4- L'insuffisance mitrale est caractérisée par le reflux systolique du sang du ventricule gauche vers l'oreillette gauche, liée à l'incapacité de l'appareil valvaire mitral d'occlure l'orifice auriculo-ventriculaire pendant la contraction ventriculaire.

5- La dissection aortique est une affection rare et grave caractérisée par l'irruption de sang sous pression entre les feuillets superposés constituant la paroi de l'aorte. Elle constitue une urgence chirurgicale lorsqu'elle intéresse l'aorte proximale.

6- Voir note 1.

7- En temps normal, le taux d'hémoglobine chez l'homme est de 13 à 18 g/dl ; chez la femme de 12 à 16 g/dl.

8- Certaines équipes font un choix différent et prescrivent un traitement anticoagulant systématique durant les trois premiers mois qui suivent l'intervention.

9- Source : Pr Alain Leguerrier.

En savoir plus

« RVA "chirurgicale" chez le sujet âgé : la référence (étalon or) ou une procédure passée de mode ? », Alain Leguerrier et al., service de chirurgie thoracique, cardiaque et vasculaire, CHU Pontchaillou (Rennes), in Cardiologie pratique, octobre 2009.

Des progrès tous azimuts

De l'anesthésie à la réanimation postopératoire en passant par la protection myocardique au cours de la circulation extracorporelle, les progrès réalisés à tous les niveaux de la prise en charge chirurgicale ont rendu la chirurgie cardiaque accessible à des patients de plus en plus âgés. L'évolution des techniques d'anesthésie ont permis de personnaliser l'anesthésie en fonction de l'état général du patient et de maintenir au mieux ses fonctions vitales lors de l'intervention. De même, l'amélioration technique de la circulation extracorporelle a non seulement permis de mieux protéger le myocarde durant l'intervention mais aussi de mieux préserver le cerveau et l'ensemble des viscères en général. En postopératoire, des progrès considérables ont également simplifié la prise en charge en service de réanimation, avec des réanimations plus brèves, plus légères (extubation précoce) et une correction des désordres au cas par cas. Par ailleurs, les indications de la chirurgie cardiaque chez le sujet âgé ont été affinées grâce à une approche plus ciblée des facteurs de risque, ce qui a permis de sélectionner les situations qui tireront un réel bénéfice fonctionnel de cette chirurgie.

Contre-indications

Parmi les facteurs de risque, certains présentent un caractère d'exclusion absolue :

> L'insuffisance rénale et l'insuffisance respiratoire lorsqu'elles atteignent un certain seuil.

> Une maladie polyartérielle présentant des lésions coronaires associées diffuses non pontables ou des lésions des gros vaisseaux.

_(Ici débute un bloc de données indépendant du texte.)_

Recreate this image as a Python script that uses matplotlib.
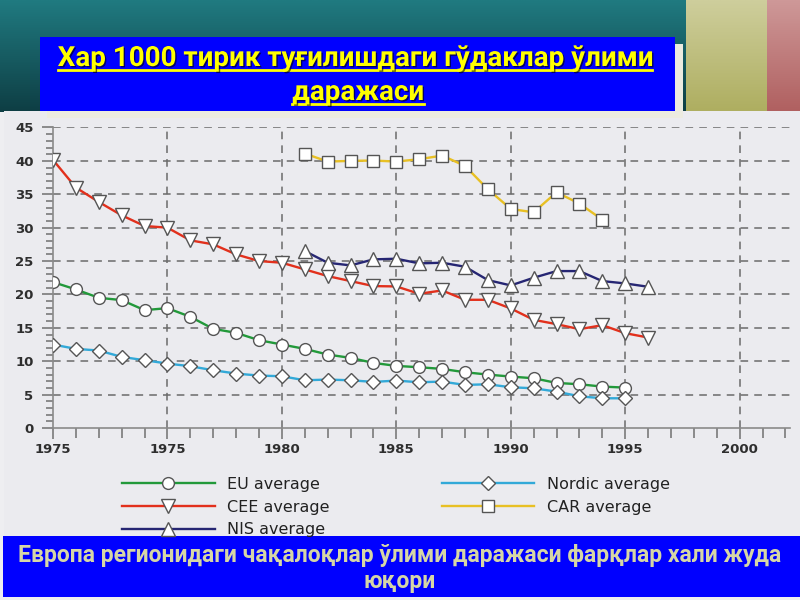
import numpy as np
import matplotlib
matplotlib.use("Agg")
import matplotlib.pyplot as plt
from matplotlib.patches import Rectangle
from matplotlib.lines import Line2D
from matplotlib.ticker import MultipleLocator
import matplotlib.patheffects as pe

# infant deaths per 1000 live births
years_long = list(range(1970, 1996))
eu_avg = [21.85, 20.75, 19.5, 19.15, 17.65, 17.95, 16.65, 14.85, 14.25, 13.15,
          12.5, 11.85, 11.0, 10.5, 9.75, 9.3, 9.1, 8.85, 8.35, 8.0,
          7.7, 7.45, 6.75, 6.55, 6.2, 6.05]
nordic_avg = [12.5, 11.85, 11.6, 10.65, 10.15, 9.65, 9.25, 8.65, 8.15, 7.85,
              7.75, 7.15, 7.25, 7.15, 6.9, 7.1, 6.85, 6.95, 6.45, 6.55,
              6.1, 5.95, 5.45, 4.75, 4.45, 4.45]
years_cee = list(range(1970, 1997))
cee_avg = [40.15, 36.0, 33.85, 31.85, 30.25, 30.0, 28.1, 27.5, 26.0, 25.0,
           24.75, 23.75, 22.75, 22.0, 21.25, 21.2, 20.1, 20.6, 19.2, 19.2,
           17.9, 16.2, 15.55, 14.8, 15.4, 14.2, 13.55]
years_nis = list(range(1981, 1997))
nis_avg = [26.5, 24.75, 24.35, 25.25, 25.35, 24.65, 24.75, 24.15, 22.15, 21.35,
           22.5, 23.5, 23.5, 22.0, 21.65, 21.15]
years_car = list(range(1981, 1995))
car_avg = [41.1, 39.9, 40.0, 40.05, 39.9, 40.25, 40.8, 39.25, 35.75, 32.8,
           32.3, 35.3, 33.6, 31.2]

xtick_years = [1970, 1975, 1980, 1985, 1990, 1995, 2000]
xtick_labels = ["1975", "1975", "1980", "1985", "1990", "1995", "2000"]

title_lines = ["Хар 1000 тирик туғилишдаги гўдаклар ўлими", "даражаси"]
footer_lines = ["Европа регионидаги чақалоқлар ўлими даражаси фарқлар хали жуда", "юқори"]

W, H = 800, 600
fig = plt.figure(figsize=(8, 6), dpi=100)
fig.patch.set_facecolor("#eeeef1")

# slide background drawn in pixel coordinates
bg = fig.add_axes([0, 0, 1, 1], zorder=0)
bg.axis("off")

def vgrad(x0, x1, y0, y1, top, bottom):
    g = np.linspace(0, 1, 64)[:, None, None]
    img = np.array(top)[None, None, :] * (1 - g) + np.array(bottom)[None, None, :] * g
    img = np.repeat(img, 2, axis=1) / 255.0
    bg.imshow(img, extent=[x0, x1, y1, y0], aspect="auto", interpolation="bilinear", zorder=1)

vgrad(0, 686, 0, 112, (32, 122, 128), (14, 62, 68))
vgrad(686, 767, 0, 112, (206, 206, 156), (174, 174, 96))
vgrad(767, W, 0, 112, (206, 152, 152), (176, 96, 96))
bg.set_xlim(0, W)
bg.set_ylim(H, 0)

bg.add_patch(Rectangle((4, 111), W - 4, 426, facecolor="#ebebef", edgecolor="none", zorder=2))
bg.add_patch(Rectangle((47, 44), 636, 74, facecolor="#ecebe0", edgecolor="none", zorder=3))
bg.add_patch(Rectangle((40, 37), 635, 74, facecolor="#0000ff", edgecolor="none", zorder=4))
bg.add_patch(Rectangle((3, 536), W - 3, 61, facecolor="#0000ff", edgecolor="none", zorder=4))

# chart
ax = fig.add_axes([53 / W, (H - 428) / H, (790 - 53) / W, (428 - 127.5) / H], zorder=2)
ax.set_facecolor("none")
ax.set_xlim(1970, 2002.2)
ax.set_ylim(0, 45)

series = [
    ("EU average", years_long, eu_avg, "#22993a", "o", 8.5),
    ("CEE average", years_cee, cee_avg, "#e2301c", "v", 9.5),
    ("NIS average", years_nis, nis_avg, "#262673", "^", 9.5),
    ("Nordic average", years_long, nordic_avg, "#32a9d8", "D", 7.5),
    ("CAR average", years_car, car_avg, "#e8c024", "s", 8.5),
]
handles = []
for label, xs, ys, color, marker, ms in series:
    (h,) = ax.plot(xs, ys, color=color, lw=1.7, marker=marker, ms=ms,
                   mfc="white", mec="#555555", mew=1.0, zorder=3, label=label)
    handles.append(h)

for y in range(5, 50, 5):
    ax.axhline(y, color="#6a6a6a", lw=1.1, ls=(0, (5, 4)), zorder=1)
for x in range(1975, 2001, 5):
    ax.axvline(x, color="#6a6a6a", lw=1.1, ls=(0, (5, 4)), zorder=1)

for side in ("top", "right"):
    ax.spines[side].set_visible(False)
for side in ("left", "bottom"):
    ax.spines[side].set_color("#8a8a8a")
    ax.spines[side].set_linewidth(1.2)

ax.set_xticks(xtick_years)
ax.set_xticklabels(xtick_labels)
ax.xaxis.set_minor_locator(MultipleLocator(1))
ax.yaxis.set_major_locator(MultipleLocator(5))
ax.yaxis.set_minor_locator(MultipleLocator(1))
ax.tick_params(axis="both", which="both", direction="out", color="#7a7a7a", width=1.2)
ax.tick_params(axis="x", which="major", length=8, pad=3)
ax.tick_params(axis="x", which="minor", length=7)
ax.tick_params(axis="y", which="major", length=8, pad=6)
ax.tick_params(axis="y", which="minor", length=5)
for lab in ax.get_xticklabels() + ax.get_yticklabels():
    lab.set_fontweight("bold")
    lab.set_fontsize(9.5)
    lab.set_color("#2e2e2e")

fig.legend(handles=handles, loc="upper left", bbox_to_anchor=(122 / W, 1 - 477 / H),
           ncol=2, frameon=False, borderpad=0, borderaxespad=0,
           handlelength=5.8, handletextpad=0.8, columnspacing=7.0, labelspacing=0.48,
           prop={"family": "DejaVu Sans", "size": 11.5}, labelcolor="#222222")

# title and footer texts
shadow = [pe.SimplePatchShadow(offset=(1, -1), shadow_rgbFace="black", alpha=0.6), pe.Normal()]
narrow = ["Roboto", "DejaVu Sans"]
t1 = fig.text(355 / W, 1 - 66 / H, title_lines[0], ha="center", va="baseline", color="#ffff00",
              fontsize=20, fontweight="bold", family=narrow, path_effects=shadow)
t2 = fig.text(358 / W, 1 - 100 / H, title_lines[1], ha="center", va="baseline", color="#ffff00",
              fontsize=20, fontweight="bold", family=narrow, path_effects=shadow)
fig.text(400 / W, 1 - 562 / H, footer_lines[0], ha="center", va="baseline", color="#d6d6a6",
         fontsize=16.5, fontweight="bold", family=narrow)
fig.text(400 / W, 1 - 588 / H, footer_lines[1], ha="center", va="baseline", color="#d6d6a6",
         fontsize=16.5, fontweight="bold", family=narrow)

# underline the title lines
fig.canvas.draw()
for t, base in ((t1, 66), (t2, 100)):
    bb = t.get_window_extent()
    y = 1 - (base + 4) / H
    fig.add_artist(Line2D([bb.x0 / W, bb.x1 / W], [y, y], color="#ffff00", lw=2.0,
                          path_effects=shadow))

fig.savefig("out.png", dpi=100)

> Il convient de considérer toutes les contre-indications relatives d'ordre neurologique : antécédents récents d'AVC, déficits neurologiques et surtout pathologies dégénératives telles que les démences séniles et la maladie d'Alzheimer, même débutantes. En effet, pour ces pathologies, l'espérance de qualité de vie gagnée reste extrêmement limitée au regard du risque opératoire, de la lourdeur de l'intervention et des suites opératoires immédiates.

Surveillance au long cours

À distance de la chirurgie, les patients sont pris en charge par leur médecin traitant ou leur cardiologue afin d'assurer le suivi et l'arrêt du traitement anti-coagulant lorsqu'il est mis en place, l'adaptation du traitement antérieur (traitement anti-arythmique, traitement anti-hypertenseur notamment) et les bilans périodiques. Concernant le traitement anti-coagulant, sa prescription est discutée chez les patients porteurs de prothèses biologiques mais toujours limitée dans le temps (3 mois) par les équipes qui font ce choix. Quant aux bilans, il est recommandé de réaliser un contrôle à trois mois (échocardiographie pour les porteurs de prothèse valvulaire, épreuve d'effort pour les coronariens) en particulier si les sujets n'ont pas séjourné en centre de réadaptation. Ensuite, un bilan annuel s'impose. Il est associé, tous les un à deux ans, à une échographie pour les patients valvulaires et une épreuve d'effort pour les coronariens.